The easiest place to start is by looking at how Chabot stacks up when looking at stats that have been in use forever. Chabot is tied for 26th in points among defencemen, including being 19th among defencemen in goals. That’s solidly top-pairing scoring in a 32-team league. He quarterbacks the league’s 4th-best powerplay (25.7%), and has been on the ice for 65% of the Sens’ powerplay goals. In fact, he’s been on the ice for 55% of the Sens’ total goals while playing about 40% of their total minutes. His -11 is glaring, but is hurt by the fact that he’s been on the ice for five shorthanded goals against, which can’t be offset by powerplay goals. The Sens are actually -26 this season at 5v5, so it’s not bad that he’s -6 in that span considering he plays more than a third of the team’s even-strength minutes. In terms of scoring and pushing play in the right direction, he’s been decidedly in the top of the league while again being fourth in the league in time-on-ice per game.


When looking at the share of 5v5 shot attempts (Corsi), Chabot comes out ahead with 50.42% (all stats here via When you start looking at his partners, he seems to be the one driving those pairings. He and Zub have an underwhelming 49.67% together, which goes up to 53.18% when Chabot is away from Zub, while Zub drops to 42.93% when away from Chabot. Even more staggering is his results with Zaitsev: they are a paltry 46.35% together, while Chabot is 52.72% away from Zaitsev, and Zaitsev is 42.92% away from Chabot. His next-most common partner is Jacob Bernard-Docker, where it bears out again: 45.02% together, 55.41% when Chabot is freed, 38.89% when Bernard-Docker is separated. So in more than three-quarters of his 5v5 minutes, he’s boosting his partner 7 to 17%. The question then is how he manages to break even overall given the bulk of his minutes aren’t great, and the answer is that he’s been very good with Brännström (60.35%) and Sanderson (52.00%), and even Hamonic (57.93%) and Holden (51.69%). When we move from shot attempts to expected goals-for, Chabot jumps up to 51.32%. Where Chabot really brings his value is on offence, which you can put together from these couple charts (via JFresh and then The Athletic):

Basically, Chabot is elite in everything offensive, but at least this season has struggled on the defensive end (though how much of that has to do with partners?). So, if you accept that his job is to drive offence, he’s still super valuable. Keep in mind that the second chart above does nothing to take into account his value on the powerplay. Not to mention, if you look through the previous years, you can see that this season isn’t an outlier. He’s always been top-notch offensively, while at best average defensively.

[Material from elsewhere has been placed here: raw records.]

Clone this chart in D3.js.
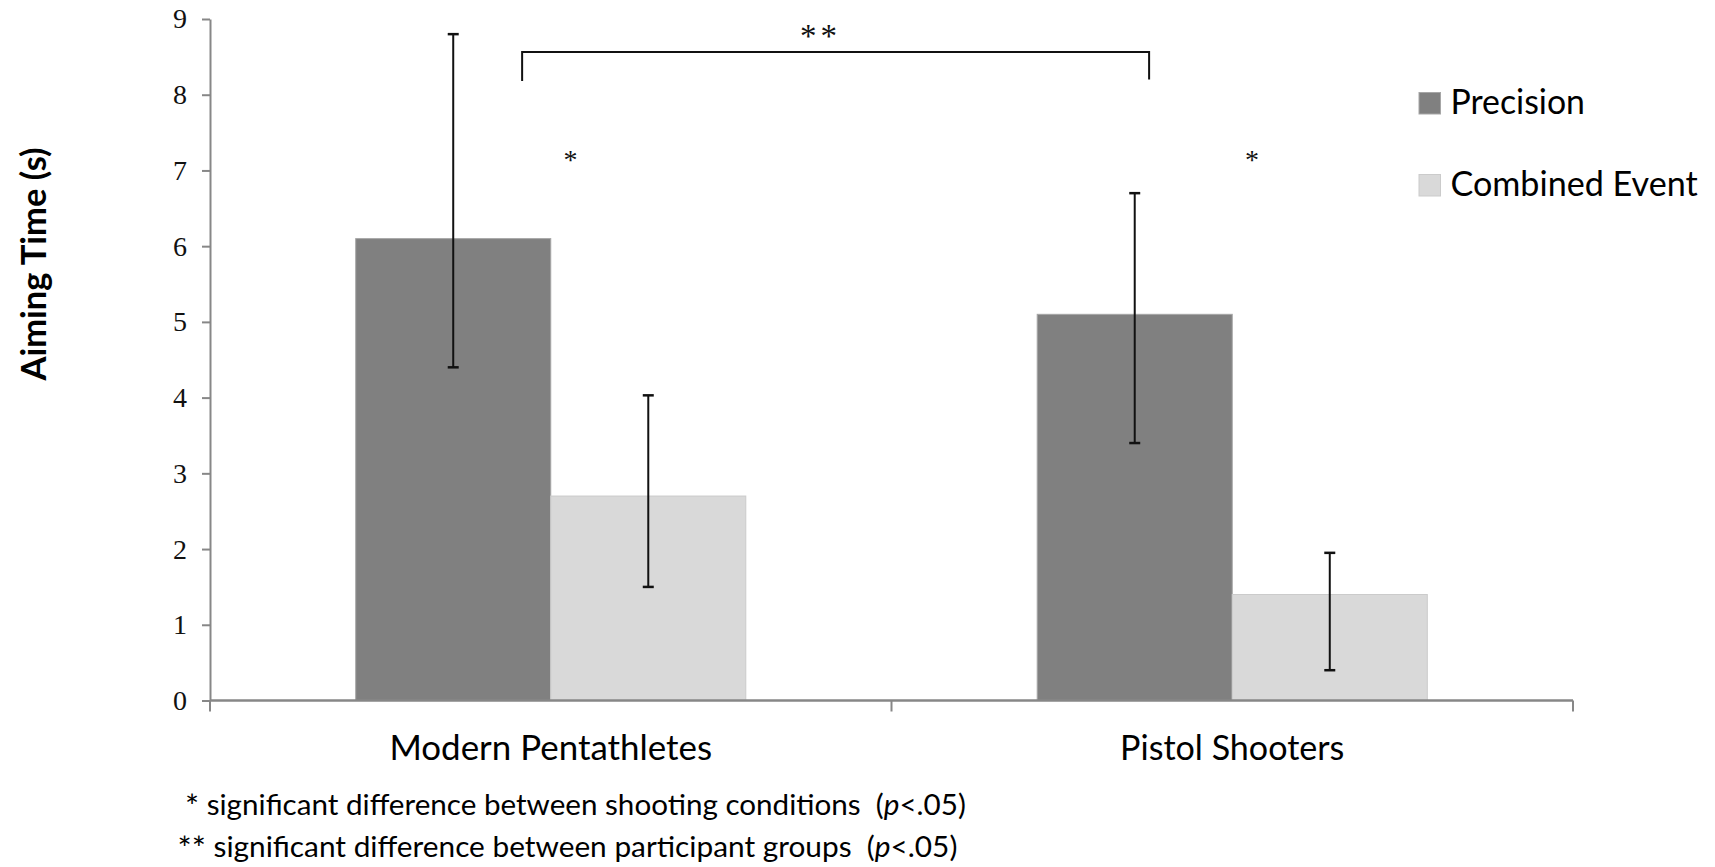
<!DOCTYPE html>
<html>
<head>
<meta charset="utf-8">
<script src="https://cdn.jsdelivr.net/npm/d3@7"></script>
<style>
  html, body { margin: 0; padding: 0; background: #fff; }
  svg { display: block; }
  .sans { font-family: Lato, "Open Sans", sans-serif; fill: #000; }
  .serif { font-family: "Liberation Serif", "Times New Roman", serif; fill: #111; }
</style>
</head>
<body>
<svg id="chart" width="1715" height="867"></svg>
<script>
// Aiming time (s) by participant group and shooting condition
const groups = ["Modern Pentathletes", "Pistol Shooters"];
const series = ["Precision", "Combined Event"];
const precisionMean = [6.1, 5.1];
const precisionLow = [4.4, 3.4];
const precisionHigh = [8.8, 6.7];
const combinedMean = [2.7, 1.4];
const combinedLow = [1.5, 0.4];
const combinedHigh = [4.03, 1.95];
const yTicks = [0, 1, 2, 3, 4, 5, 6, 7, 8, 9];
const footnotes = [
  { stars: "*", text: " significant difference between shooting conditions  (", p: "p", tail: "<.05)" },
  { stars: "**", text: " significant difference between participant groups  (", p: "p", tail: "<.05)" }
];

const colors = { "Precision": "#808080", "Combined Event": "#d9d9d9" };
const edges = { "Precision": "#a6a6a6", "Combined Event": "#cbcbcb" };

const rows = groups.map((g, i) => ({
  group: g,
  bars: [
    { key: "Precision", mean: precisionMean[i], low: precisionLow[i], high: precisionHigh[i] },
    { key: "Combined Event", mean: combinedMean[i], low: combinedLow[i], high: combinedHigh[i] }
  ]
}));

const svg = d3.select("#chart");
const plot = { left: 210, right: 1573, top: 19, bottom: 700.5 };

const y = d3.scaleLinear().domain([0, 9]).range([plot.bottom, plot.top]);
const x = d3.scaleBand().domain(groups).range([plot.left, plot.right]).padding(0);
const xs = d3.scaleBand().domain(series).range([0, x.bandwidth()])
  .paddingInner(0).paddingOuter(0.747);

const axisColor = "#878787";

// Scale text so its rendered width matches a target width
function fitWidth(sel, target) {
  const node = sel.node();
  const base = parseFloat(sel.attr("font-size"));
  const w = node.getComputedTextLength();
  sel.attr("font-size", (base * target / w).toFixed(2));
  return sel;
}

// Bars
const gGroups = svg.append("g").selectAll("g").data(rows).join("g")
  .attr("transform", d => `translate(${x(d.group)},0)`);

gGroups.selectAll("rect").data(d => d.bars).join("rect")
  .attr("x", d => xs(d.key))
  .attr("y", d => y(d.mean))
  .attr("width", xs.bandwidth())
  .attr("height", d => y(0) - y(d.mean))
  .attr("fill", d => colors[d.key])
  .attr("stroke", d => edges[d.key])
  .attr("stroke-width", 1);

// Error bars
const capW = 11;
const eb = gGroups.selectAll("g.err").data(d => d.bars).join("g").attr("class", "err")
  .attr("stroke", "#111").attr("stroke-width", 2);
eb.append("line")
  .attr("x1", d => xs(d.key) + xs.bandwidth() / 2)
  .attr("x2", d => xs(d.key) + xs.bandwidth() / 2)
  .attr("y1", d => y(d.low)).attr("y2", d => y(d.high));
eb.append("line")
  .attr("x1", d => xs(d.key) + xs.bandwidth() / 2 - capW / 2)
  .attr("x2", d => xs(d.key) + xs.bandwidth() / 2 + capW / 2)
  .attr("y1", d => y(d.high)).attr("y2", d => y(d.high))
  .attr("stroke-width", 2.5);
eb.append("line")
  .attr("x1", d => xs(d.key) + xs.bandwidth() / 2 - capW / 2)
  .attr("x2", d => xs(d.key) + xs.bandwidth() / 2 + capW / 2)
  .attr("y1", d => y(d.low)).attr("y2", d => y(d.low))
  .attr("stroke-width", 2.5);

// Y axis
const yAxis = svg.append("g")
  .attr("transform", `translate(${plot.left},0)`)
  .call(d3.axisLeft(y).tickValues(yTicks).tickFormat(d3.format("d"))
    .tickSizeInner(8).tickSizeOuter(0).tickPadding(15));
yAxis.select(".domain").attr("stroke", axisColor).attr("stroke-width", 2);
yAxis.selectAll(".tick line").attr("stroke", axisColor).attr("stroke-width", 2);
yAxis.selectAll(".tick text")
  .attr("class", "serif").attr("font-size", 28).attr("fill", "#111")
  .attr("font-family", "'Liberation Serif', 'Times New Roman', serif");

// X axis: baseline with ticks at the category boundaries
const xAxis = svg.append("g").attr("transform", `translate(0,${plot.bottom})`);
xAxis.append("line")
  .attr("x1", plot.left).attr("x2", plot.right)
  .attr("stroke", axisColor).attr("stroke-width", 2.5);
const bounds = groups.map(g => x(g)).concat([x(groups[groups.length - 1]) + x.bandwidth()]);
xAxis.selectAll("line.bt").data(bounds).join("line").attr("class", "bt")
  .attr("x1", d => d).attr("x2", d => d)
  .attr("y1", 0).attr("y2", 11)
  .attr("stroke", axisColor).attr("stroke-width", 2);

// Category labels
const catWidths = { "Modern Pentathletes": 322.6, "Pistol Shooters": 224.4 };
groups.forEach(g => {
  const t = svg.append("text").attr("class", "sans")
    .attr("x", x(g) + x.bandwidth() / 2).attr("y", 760)
    .attr("text-anchor", "middle").attr("font-size", 34).text(g);
  fitWidth(t, catWidths[g]);
});

// Y axis title
const yt = svg.append("text").attr("class", "sans")
  .attr("transform", "translate(46,264) rotate(-90)")
  .attr("text-anchor", "middle").attr("font-weight", 700)
  .attr("font-size", 30).text("Aiming Time (s)");
fitWidth(yt, 233);

// Legend
const legendY = [114, 196];
series.forEach((s, i) => {
  svg.append("rect")
    .attr("x", 1419).attr("y", legendY[i] - 21.5)
    .attr("width", 21.5).attr("height", 21.5)
    .attr("fill", colors[s]).attr("stroke", edges[s]).attr("stroke-width", 1);
  const t = svg.append("text").attr("class", "sans")
    .attr("x", 1450.5).attr("y", legendY[i])
    .attr("font-size", 34).text(s);
  fitWidth(t, i === 0 ? 134.5 : 247.2);
});

// Significance markers between conditions (within each group)
groups.forEach(g => {
  svg.append("text").attr("class", "serif")
    .attr("x", x(g) + x.bandwidth() * 0.529).attr("y", y(7.02))
    .attr("text-anchor", "middle").attr("font-size", 28).text("*");
});

// Bracket between participant groups
const bx1 = x(groups[0]) + x.bandwidth() * 0.458;
const bx2 = x(groups[1]) + x.bandwidth() * 0.378;
svg.append("path")
  .attr("d", `M${bx1},${y(8.18)}V${y(8.565)}H${bx2}V${y(8.2)}`)
  .attr("fill", "none").attr("stroke", "#111").attr("stroke-width", 2);
svg.append("text").attr("class", "serif")
  .attr("x", (bx1 + bx2) / 2 - 15).attr("y", y(8.63))
  .attr("text-anchor", "middle").attr("font-size", 33)
  .attr("letter-spacing", 4).text("**");

// Footnotes
const footX = [185, 177.5];
const footY = [815, 857];
const footW = [781, 780];
footnotes.forEach((f, i) => {
  const t = svg.append("text").attr("class", "sans")
    .attr("x", footX[i]).attr("y", footY[i])
    .attr("font-size", 28).style("white-space", "pre");
  t.append("tspan").attr("font-size", "1.12em").attr("dy", "0.09em").text(f.stars);
  t.append("tspan").attr("dy", "-0.1em").text(f.text);
  t.append("tspan").attr("font-style", "italic").text(f.p);
  t.append("tspan").text(f.tail);
  fitWidth(t, footW[i]);
});
</script>
</body>
</html>
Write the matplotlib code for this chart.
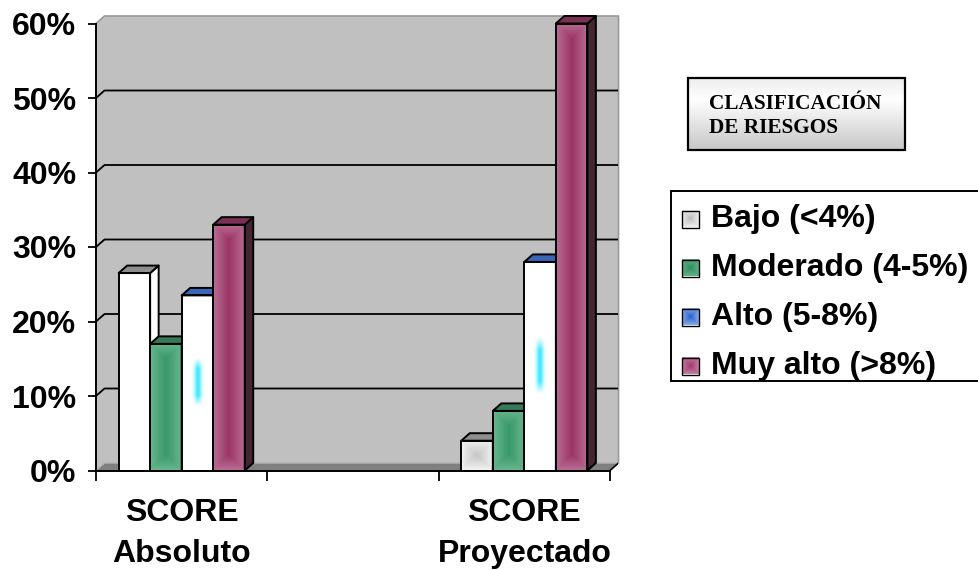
import numpy as np
import matplotlib
matplotlib.use("Agg")
import matplotlib.pyplot as plt
from matplotlib.patches import Polygon, Rectangle
from matplotlib.colors import to_rgb

# ---- data ----
categories = ["SCORE\nAbsoluto", "", "SCORE\nProyectado"]
series_names = ["Bajo (<4%)", "Moderado (4-5%)", "Alto (5-8%)", "Muy alto (>8%)"]
bajo = [26.5, np.nan, 4.0]
moderado = [17.0, np.nan, 8.0]
alto = [23.5, np.nan, 28.0]
muy_alto = [33.0, np.nan, 60.0]
y_ticks = [0, 10, 20, 30, 40, 50, 60]
y_tick_labels = ["0%", "10%", "20%", "30%", "40%", "50%", "60%"]
title_text = "CLASIFICACIÓN\nDE RIESGOS"

values = [bajo, moderado, alto, muy_alto]

# ---- styles ----
plt.rcParams["font.family"] = ["Liberation Sans", "DejaVu Sans"]
plt.rcParams["font.weight"] = "bold"

front_grad = [("#f3f3f3", "#c4c4c4"), ("#69b68e", "#389969"),
              ("#ffffff", "#ffffff"), ("#b96e94", "#9c3466")]
top_colors = ["#8e8e8e", "#347a56", "#3a66b8", "#7b3156"]
side_colors = ["#ffffff", "#2f6e4d", "#e8e8e8", "#432630"]
marker_grad = [("#f0f0f0", "#bdbdbd"), ("#62b088", "#2f8f5f"),
               ("#86aee8", "#2a60cc"), ("#c47ea3", "#a03a6c")]
plain_fronts = {(0, 0)}      # (series, category) drawn flat white
streak_series = 2            # series whose face carries a cyan glow

W, H, DPI = 979, 570, 100
fig = plt.figure(figsize=(W / DPI, H / DPI), dpi=DPI)
fig.patch.set_facecolor("white")

# frame geometry (pixels)
X0_PX, X1_PX = 96, 610
Y0_PX, YTOP_PX = 470.5, 23.5
DEPTH_PX = (8.5, 7.5)

n_cat = len(categories)
ymax = y_ticks[-1]
px_per_cat = (X1_PX - X0_PX) / n_cat
px_per_pct = (Y0_PX - YTOP_PX) / ymax
DX = DEPTH_PX[0] / px_per_cat
DY = DEPTH_PX[1] / px_per_pct

ax = fig.add_axes([X0_PX / W, 1 - Y0_PX / H,
                   (X1_PX + DEPTH_PX[0] - X0_PX) / W,
                   (Y0_PX - YTOP_PX + DEPTH_PX[1]) / H])
ax.patch.set_visible(False)


def rect_gradient(edge, center, w_px, h_px):
    nx = max(int(round(w_px)), 2)
    ny = max(int(round(h_px)), 2)
    xs = (np.arange(nx) + 0.5) / nx * w_px
    ys = (np.arange(ny) + 0.5) / ny * h_px
    X, Y = np.meshgrid(xs, ys)
    d = np.minimum.reduce([X, w_px - X, Y, h_px - Y]) / (w_px / 2)
    t = np.clip(d, 0, 1)
    e = np.array(to_rgb(edge))
    c = np.array(to_rgb(center))
    return e + (c - e) * t[..., None]


def glow(w_px, h_px):
    nx = max(int(round(w_px)) * 2, 2)
    ny = max(int(round(h_px)), 2)
    u = (np.arange(nx) + 0.5) / nx - 0.5
    v = (np.arange(ny) + 0.5) / ny - 0.5
    U, V = np.meshgrid(u, v)
    a = np.exp(-(U / 0.11) ** 2) * np.clip((0.135 - np.abs(V)) / 0.06, 0, 1)
    img = np.zeros((ny, nx, 4))
    img[..., 0] = 0.25
    img[..., 1] = 0.92
    img[..., 2] = 1.0
    img[..., 3] = a
    return img


# walls and floor
wall = "#c0c0c0"
ax.add_patch(Polygon([(0, 0), (DX, DY), (n_cat + DX, DY), (n_cat + DX, ymax + DY),
                      (DX, ymax + DY), (0, ymax)], closed=True, fc=wall, ec="none", zorder=0))
ax.plot([0, DX, n_cat + DX, n_cat + DX], [ymax, ymax + DY, ymax + DY, DY],
        color="#9a9a9a", lw=1.2, zorder=1, clip_on=False)
ax.add_patch(Polygon([(0, 0), (n_cat, 0), (n_cat + DX, DY), (DX, DY)],
                     closed=True, fc="#808080", ec="none", zorder=1))
ax.plot([0, DX, n_cat + DX], [0, DY, DY], color="#b4b4b4", lw=1.0, zorder=1.1)
ax.plot([n_cat, n_cat + DX], [0, DY], color="black", lw=1.2, zorder=1.1)
for t in y_ticks[1:-1]:
    ax.plot([0, DX, n_cat + DX], [t, t + DY, t + DY], color="black", lw=1.3, zorder=1.2)

# bars
bar_w = 0.184
n_ser = len(values)
for c in range(n_cat):
    for j in range(n_ser):
        v = values[j][c]
        if np.isnan(v):
            continue
        x0 = c + 0.5 - n_ser / 2 * bar_w + j * bar_w
        z = 10 + c * 10 + j * 2
        w_px = bar_w * px_per_cat
        h_px = v * px_per_pct
        if (j, c) in plain_fronts:
            img = rect_gradient("#ffffff", "#ffffff", w_px, h_px)
        else:
            img = rect_gradient(*front_grad[j], w_px, h_px)
        ax.imshow(img, extent=(x0, x0 + bar_w, 0, v), origin="lower",
                  aspect="auto", interpolation="bilinear", zorder=z)
        if j == streak_series:
            ax.imshow(glow(w_px, h_px), extent=(x0, x0 + bar_w, 0, v), origin="lower",
                      aspect="auto", interpolation="bilinear", zorder=z + 0.1)
        ax.add_patch(Polygon([(x0 + bar_w, 0), (x0 + bar_w + DX, DY),
                              (x0 + bar_w + DX, v + DY), (x0 + bar_w, v)],
                             closed=True, fc=side_colors[j], ec="black", lw=1.4,
                             joinstyle="round", zorder=z + 0.5, clip_on=False))
        ax.add_patch(Polygon([(x0, v), (x0 + bar_w, v), (x0 + bar_w + DX, v + DY),
                              (x0 + DX, v + DY)],
                             closed=True, fc=top_colors[j], ec="black", lw=1.4,
                             joinstyle="round", zorder=z + 0.5, clip_on=False))
        ax.add_patch(Rectangle((x0, 0), bar_w, v, fill=False, ec="black", lw=1.4,
                               joinstyle="round", zorder=z + 0.6, clip_on=False))

ax.set_xlim(0, n_cat + DX)
ax.set_ylim(0, ymax + DY)

# axes
for s in ("top", "right"):
    ax.spines[s].set_visible(False)
ax.spines["left"].set_bounds(0, ymax)
ax.spines["bottom"].set_bounds(0, n_cat)
for s in ("left", "bottom"):
    ax.spines[s].set_linewidth(1.4)
    ax.spines[s].set_zorder(60)

ax.set_yticks(y_ticks, y_tick_labels)
ax.tick_params(axis="y", direction="out", length=5.8, width=1.3, pad=8.5, labelsize=23)
ax.set_xticks(np.arange(n_cat + 1), [""] * (n_cat + 1))
ax.tick_params(axis="x", which="major", direction="out", length=7.2, width=1.3)
ax.set_xticks(np.arange(n_cat) + 0.5, categories, minor=True)
ax.tick_params(axis="x", which="minor", length=0, pad=19.5, labelsize=23)
for lbl in ax.get_yticklabels() + ax.get_xticklabels(minor=True):
    lbl.set_fontweight("bold")
for lbl in ax.get_xticklabels(minor=True):
    lbl.set_linespacing(1.5)

# overlay for the classification box and legend (pixel coordinates)
ov = fig.add_axes([0, 0, 1, 1])
ov.set_xlim(0, W)
ov.set_ylim(H, 0)
ov.axis("off")

bx0, bx1, by0, by1 = 688, 905, 78, 150
stops = np.interp(np.linspace(0, 1, 80), [0, 0.3, 1], [0.93, 1.0, 0.78])
ov.imshow(np.repeat(stops[:, None, None], 3, axis=2) * np.ones((80, 4, 3)),
          extent=(bx0, bx1, by1, by0), aspect="auto", interpolation="bilinear", zorder=1)
ov.add_patch(Rectangle((bx0, by0), bx1 - bx0, by1 - by0, fill=False, ec="black", lw=1.6, zorder=2))
for k, line in enumerate(title_text.split("\n")):
    ov.text(709, 109 + k * 24, line, ha="left", va="baseline", fontsize=15.3,
            fontweight="bold", family=["Liberation Serif", "DejaVu Serif"], zorder=3)

lx0, ly0, ly1 = 671, 191, 381
ov.add_patch(Rectangle((lx0, ly0), 340, ly1 - ly0, fc="white", ec="black", lw=1.4,
                       zorder=1, clip_on=False))
row_y = [219, 268, 317, 366]
for j, name in enumerate(series_names):
    yc = row_y[j]
    m = rect_gradient(*marker_grad[j], 17, 17)
    ov.imshow(m, extent=(682, 699, yc + 8.5, yc - 8.5), aspect="auto",
              interpolation="bilinear", zorder=2)
    ov.add_patch(Rectangle((682, yc - 8.5), 17, 17, fill=False, ec="black", lw=1.0, zorder=3))
    ov.text(711, yc, name, ha="left", va="center", fontsize=23, fontweight="bold", zorder=3)

ov.set_xlim(0, W)
ov.set_ylim(H, 0)

fig.savefig("out.png", dpi=DPI, facecolor="white")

His benefit is in helping you spend as little time as possible in your own zone.

And where Chabot’s been most hurt? I’d argue that the goalies’ combined .8984 save percentage at 5v5 has made him look way worse than he should be. The only defenceman who’s played 30 min and had a worse 5v5 sv% on the team is Brännström (0.8979). Either you think that Chabot gives up far more egregious offensive chances than Zaitsev, Hamonic, Holden, and Larsson, or you realize he’s been let down by his goalies this year.


The thing is, watching Chabot with the puck, you can see where his value lies. He’s such a confident, smooth skater, with great hand-eye, great puck control, and great passing. At the risk of doing my own confirmation bias, here’s some recent plays that stood out to me:

You’re not going to convince me that Chabot’s lost a step this year when he’s regularly doing stuff like that. It’s just that if a goal isn’t scored, we rarely remember the plays.


I think Chabot is suffering from what I call “Spezza syndrome”. Sens fans spent years with Jason Spezza as one of the best centres in the world. That meant once he left, our standards were that a 1C had to be scoring 80 points a year. A guy like Kyle Turris was in the top-30 in scoring for centres, and Sens fans would be whining the he was a Line 2-or-3 tweener. We’ve been spoiled the Same way with Erik Karlsson. We saw an elite, top-of-the-league defensive talent, and expect that as the standard. Thomas Chabot isn’t a generational talent, but that’s OK. He’s not being paid $11.5M a year. He’s indisputably an offensive wizard, and has possibly been shaky defensively, but has also been asked to carry some disappointing partners and has dealt with not-great goaltending. He’s had a few glaring mistakes, but that’s far from being washed, being the biggest problem with the team, or anything like that. This team still needs at least one more top-four defenceman to compete, and when that happens, I imagine the discourse will be, “Wow, Chabot looks like his old self!” without anything changing stats-wise.